When planning a trip to visit NOLA, we did the opposite of what most tourists do. We arrived after the party. The days were cool in February, but sunny. The crowds were there, but not overwhelming and not unruly. Here’s a glimpse into what our family of four (including two teens) saw and did during our less than 48-hour visit.

Bead Trees: We exclaimed when we saw our first bead tree, though its blossoms were few. We discovered more bead trees as we traveled on the Saint Charles Streetcar along the previous day’s parade route.

Bourbon Street: We meandered down Bourbon Street, dodging the partiers, sampling the pralines, admiring the art in the windows. The lights danced around us, the music ever present, the restaurants teeming with people.

Cafe du Monde: We walked right in and sat right down, avoiding the infamous lines of warmer days. We drank the chicory coffee and ate the famous beignets in the room tinted green.

Masks: In French Market, we viewed and compared, selected and haggled, looking for the perfect masks to bring back to New England.

Jazz: Unable to get tickets before we arrived, we waited in line at Preservation Hall, the last people into the 8 p.m. show.

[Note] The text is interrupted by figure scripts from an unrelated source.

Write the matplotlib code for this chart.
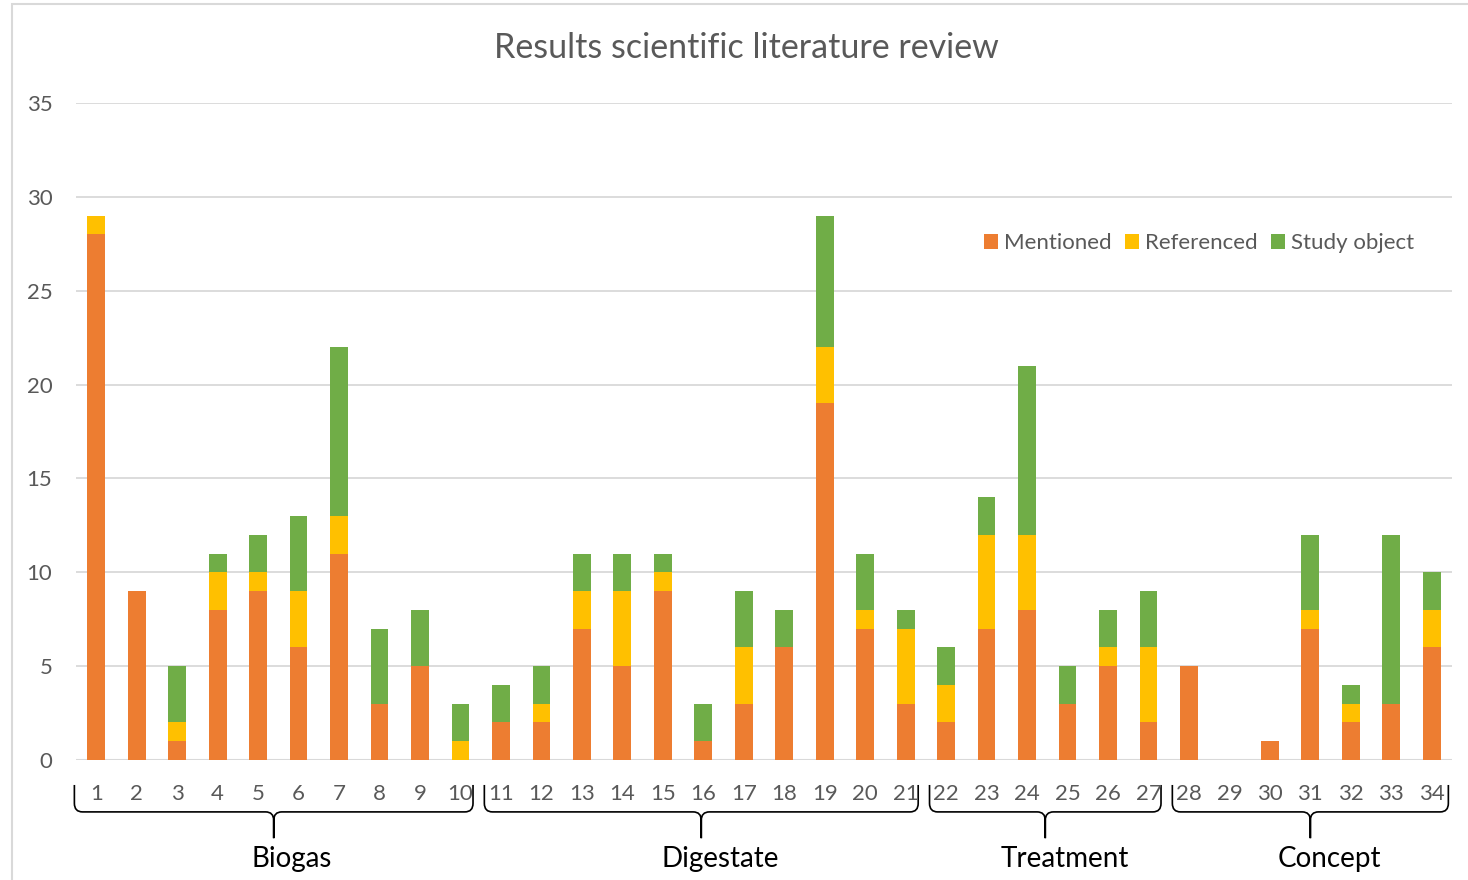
import matplotlib.pyplot as plt
import numpy as np
from matplotlib.path import Path
from matplotlib.patches import PathPatch, Rectangle
from matplotlib.transforms import blended_transform_factory

plt.rcParams['font.family'] = ['Lato', 'DejaVu Sans']

# papers 1..34 and how each category appears in them
papers = list(range(1, 35))
mentioned = [28, 9, 1, 8, 9, 6, 11, 3, 5, 0,
             2, 2, 7, 5, 9, 1, 3, 6, 19, 7, 3,
             2, 7, 8, 3, 5, 2,
             5, 0, 1, 7, 2, 3, 6]
referenced = [1, 0, 1, 2, 1, 3, 2, 0, 0, 1,
              0, 1, 2, 4, 1, 0, 3, 0, 3, 1, 4,
              2, 5, 4, 0, 1, 4,
              0, 0, 0, 1, 1, 0, 2]
study_object = [0, 0, 3, 1, 2, 4, 9, 4, 3, 2,
                2, 2, 2, 2, 1, 2, 3, 2, 7, 3, 1,
                2, 2, 9, 2, 2, 3,
                0, 0, 0, 4, 1, 9, 2]

groups = ['Biogas', 'Digestate', 'Treatment', 'Concept']
group_first = [1, 11, 22, 28]
group_last = [10, 21, 27, 34]

GRAY = '#595959'
fig = plt.figure(figsize=(14.68, 8.8), dpi=100)
ax = fig.add_axes([76 / 1468, 1 - 760 / 880, 1376 / 1468, 657 / 880])

# chart area border
fig.add_artist(Rectangle((12 / 1468, -0.1), 1.2, 1 - 4 / 880 + 0.1,
                         transform=fig.transFigure, fill=False,
                         edgecolor='#d9d9d9', linewidth=1.5))

x = np.array(papers)
m = np.array(mentioned)
r = np.array(referenced)
s = np.array(study_object)
w = 0.44
ax.bar(x, m, w, color='#ED7D31', label='Mentioned', zorder=3)
ax.bar(x, r, w, bottom=m, color='#FFC000', label='Referenced', zorder=3)
ax.bar(x, s, w, bottom=m + r, color='#70AD47', label='Study object', zorder=3)

ax.set_xlim(0.5, 34.5)
ax.set_ylim(0, 35)
ax.set_yticks(range(0, 36, 5))
ax.set_xticks(papers)
ax.grid(axis='y', color='#d9d9d9', linewidth=1.3, zorder=0)
for sp in ax.spines.values():
    sp.set_visible(False)
ax.axhline(0, color='#d9d9d9', linewidth=1.5, zorder=2)
ax.tick_params(axis='both', length=0, labelsize=16, labelcolor=GRAY)
ax.tick_params(axis='y', pad=17)
ax.tick_params(axis='x', pad=17)

fig.text(746 / 1468, 1 - 48 / 880, 'Results scientific literature review',
         fontsize=24.5, color=GRAY, ha='center', va='center')

leg = ax.legend(loc='center right', bbox_to_anchor=(0.9786, 0.787), ncol=3,
                frameon=False, fontsize=16, handlelength=0.65,
                handleheight=0.65, handletextpad=0.25, columnspacing=0.6,
                borderaxespad=0)
for t in leg.get_texts():
    t.set_color(GRAY)

# curly braces under the groups
tr = blended_transform_factory(ax.transData, ax.transAxes)
top, bot, tip = -0.038, -0.079, -0.119
dx, dy = 0.2, 0.013
label_x = [5.82, 16.43, 24.93, 31.48]
for g, a, b, lx in zip(groups, group_first, group_last, label_x):
    x0 = a - 0.55 + (0.01 if a == 1 else 0.14)
    x1 = b + 0.45 - (0.04 if b == 34 else 0.14)
    xm = (x0 + x1) / 2
    verts = [(x0, top), (x0, bot + dy), (x0, bot), (x0 + dx, bot),
             (xm - dx, bot), (xm, bot), (xm, bot - dy), (xm, tip),
             (xm, bot - dy), (xm, bot), (xm + dx, bot),
             (x1 - dx, bot), (x1, bot), (x1, bot + dy), (x1, top)]
    codes = [Path.MOVETO, Path.LINETO, Path.CURVE3, Path.CURVE3,
             Path.LINETO, Path.CURVE3, Path.CURVE3, Path.LINETO,
             Path.LINETO, Path.CURVE3, Path.CURVE3,
             Path.LINETO, Path.CURVE3, Path.CURVE3, Path.LINETO]
    ax.add_patch(PathPatch(Path(verts, codes), transform=tr, fill=False,
                           edgecolor='black', linewidth=1.2, clip_on=False))
    ax.text(lx, -0.151, g, transform=tr, ha='center', va='center',
            fontsize=20, color='black')

fig.savefig('out.png', dpi=100)
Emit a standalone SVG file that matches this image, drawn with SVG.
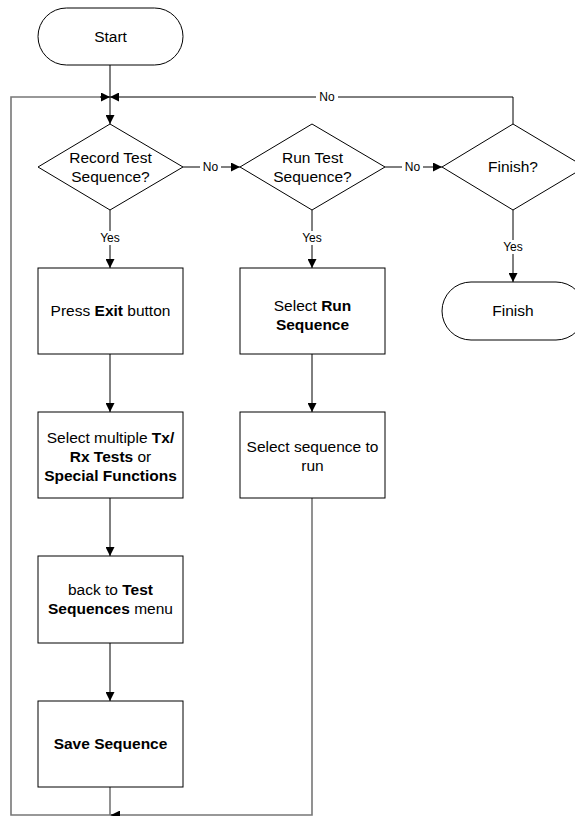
<svg xmlns="http://www.w3.org/2000/svg" width="575" height="816" viewBox="0 0 575 816">
<style>
.shape{fill:#fff;stroke:#000;stroke-width:1}
.t{font-family:"Liberation Sans",Arial,sans-serif;font-size:15.5px;fill:#000;text-anchor:middle}
.b{font-weight:bold}
.lbl{font-family:"Liberation Sans",Arial,sans-serif;font-size:12px;fill:#000;text-anchor:middle}
.c{fill:none;stroke:#000;stroke-width:1}
.g{fill:none;stroke:#777;stroke-width:1.6}
.bg{fill:#fff;stroke:none}
</style>
<defs>
<marker id="ah" viewBox="0 0 10 10" refX="10" refY="5" markerWidth="9" markerHeight="9" markerUnits="userSpaceOnUse" orient="auto">
<path d="M0,0 L10,5 L0,10 z" fill="#000"/>
</marker>
</defs>
<rect width="575" height="816" fill="#fff"/>
<g id="connectors">
<line class="c" x1="110" y1="65" x2="110" y2="124" marker-end="url(#ah)"/>
<path class="g" d="M110,787 V815 H11 V97 H110" />
<path class="c" d="M100,97 H110" marker-end="url(#ah)"/>
<path class="g" d="M312,498 V815 H110"/>
<path class="c" d="M120,815 H111" marker-end="url(#ah)"/>
<path class="c" d="M513,124 V97 H110" marker-end="url(#ah)"/>
<rect class="bg" x="316" y="90" width="22" height="14"/>
<text class="lbl" x="327" y="101">No</text>
<line class="c" x1="183" y1="167" x2="240" y2="167" marker-end="url(#ah)"/>
<rect class="bg" x="200" y="160" width="21" height="14"/>
<text class="lbl" x="210.5" y="171">No</text>
<line class="c" x1="385" y1="167" x2="442" y2="167" marker-end="url(#ah)"/>
<rect class="bg" x="402" y="160" width="21" height="14"/>
<text class="lbl" x="412.5" y="171">No</text>
<line class="c" x1="110" y1="210" x2="110" y2="268" marker-end="url(#ah)"/>
<rect class="bg" x="98" y="231" width="24" height="14"/>
<text class="lbl" x="110" y="242">Yes</text>
<line class="c" x1="312" y1="210" x2="312" y2="268" marker-end="url(#ah)"/>
<rect class="bg" x="300" y="231" width="24" height="14"/>
<text class="lbl" x="312" y="242">Yes</text>
<line class="c" x1="513" y1="210" x2="513" y2="282" marker-end="url(#ah)"/>
<rect class="bg" x="501" y="240" width="24" height="14"/>
<text class="lbl" x="513" y="251">Yes</text>
<line class="c" x1="110" y1="354" x2="110" y2="412" marker-end="url(#ah)"/>
<line class="c" x1="110" y1="498" x2="110" y2="556" marker-end="url(#ah)"/>
<line class="c" x1="110" y1="643" x2="110" y2="701" marker-end="url(#ah)"/>
<line class="c" x1="312" y1="354" x2="312" y2="412" marker-end="url(#ah)"/>
</g>
<g id="start">
<rect class="shape" x="38" y="8" width="145" height="57" rx="28.5" ry="28.5"/>
<text class="t" x="110.5" y="42">Start</text>
</g>
<g id="record-test">
<polygon class="shape" points="110,124 183,167 110,210 38,167"/>
<text class="t" x="110.5" y="163">Record Test</text>
<text class="t" x="110.5" y="182">Sequence?</text>
</g>
<g id="run-test">
<polygon class="shape" points="312,124 385,167 312,210 240,167"/>
<text class="t" x="312.5" y="163">Run Test</text>
<text class="t" x="312.5" y="182">Sequence?</text>
</g>
<g id="finish-q">
<polygon class="shape" points="513,124 585,167 513,210 442,167"/>
<text class="t" x="513" y="172">Finish?</text>
</g>
<g id="finish">
<rect class="shape" x="442" y="282" width="143" height="58" rx="29" ry="29"/>
<text class="t" x="513" y="316">Finish</text>
</g>
<g id="press-exit">
<rect class="shape" x="38" y="268" width="145" height="86"/>
<text class="t" x="110.5" y="316">Press <tspan class="b">Exit</tspan> button</text>
</g>
<g id="select-multiple">
<rect class="shape" x="38" y="412" width="145" height="86"/>
<text class="t" x="110.5" y="443">Select multiple <tspan class="b">Tx/</tspan></text>
<text class="t" x="110.5" y="462"><tspan class="b">Rx Tests</tspan> or</text>
<text class="t b" x="110.5" y="481">Special Functions</text>
</g>
<g id="back-to">
<rect class="shape" x="38" y="556" width="145" height="87"/>
<text class="t" x="110.5" y="595">back to <tspan class="b">Test</tspan></text>
<text class="t" x="110.5" y="614"><tspan class="b">Sequences</tspan> menu</text>
</g>
<g id="save-seq">
<rect class="shape" x="38" y="701" width="145" height="86"/>
<text class="t b" x="110.5" y="749">Save Sequence</text>
</g>
<g id="select-run">
<rect class="shape" x="240" y="268" width="145" height="86"/>
<text class="t" x="312.5" y="311">Select <tspan class="b">Run</tspan></text>
<text class="t b" x="312.5" y="330">Sequence</text>
</g>
<g id="select-seq">
<rect class="shape" x="240" y="412" width="145" height="86"/>
<text class="t" x="312.5" y="452">Select sequence to</text>
<text class="t" x="312.5" y="471">run</text>
</g>
</svg>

We crouched and peered from the courtyard into the crowded room – our feet tapping, our eyes dancing, our faces lit with the joy emanating from the musicians as they played traditional New Orleans jazz just a few feet away. Those with reserved seats were able to sit cross legged on the floor right in front of the band, with an unobstructed view of the tuba and sax, the drum and cornet. The next afternoon, we listened to jazz on the street and in Jackson Square.

Saint Charles Streetcar: We rode the streetcar from the French Quarter through the Garden District during the day and at night, accompanied by tourists, natives, and students (Tulane University and Loyola University are both located just outside the Garden District).